Even in Arabic and Arab American hip-hop circles, Offendum says he’s heard pro-Assad rap tracks that belittled the protesters as tools of the West, and some pro-Assad Syrian Americans tried to shut down his recent show in Cleveland (though the set went smoothly in the end). He admits to struggling with how to write about the war — “I’ve never been comfortable glorifying death and martyrdom,” he said.

He knows the revolution is a dominant event in his life, and his new music inevitably will reflect that. Yet Offendum’s L.A. life is far away from the street fights of the Free Syrian Army. He last visited Syria in 2010 and almost certainly would be detained if he tried to go back while Assad is in power. Yet media such as Al Jazeera have turned to him, as a Syrian American with a powerful voice on Syrian youth culture, to comment on the revolution.

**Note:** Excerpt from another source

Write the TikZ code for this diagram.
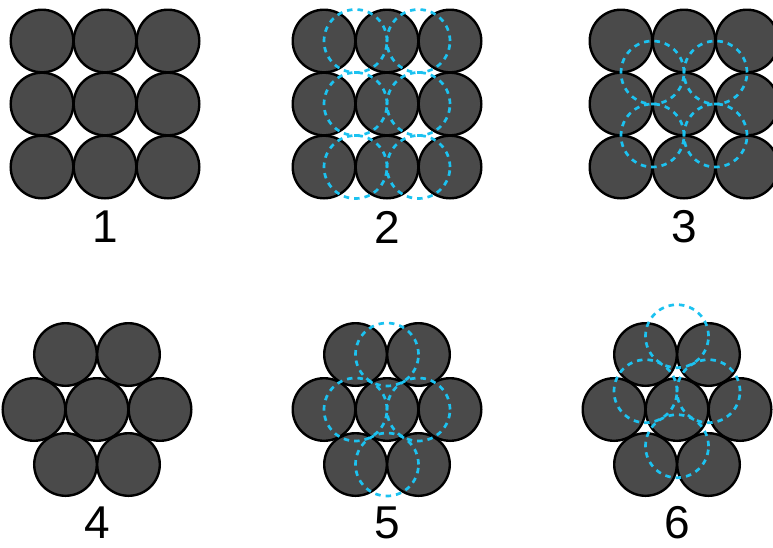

Over lunch in at a vegan restaurant known for macrobiotic fare and earnest menu item titles like “I Am Present” and “I Am Elated,” Offendum admits he can only witness the Syrian civil war via secondhand news. But he’s drawing on the revolution to make music reflecting his own vantage point, and sending that sound across America and back to Syria with a message: We hear you.

“There’s a tradition of nighttime chants whenever someone came back from the Hajj [a religious pilgrimage to Mecca], where people would praise them with call-and-response and hand drumming,” Offendum said. “It’s freestyling, and now they’re singing about the revolutionaries.”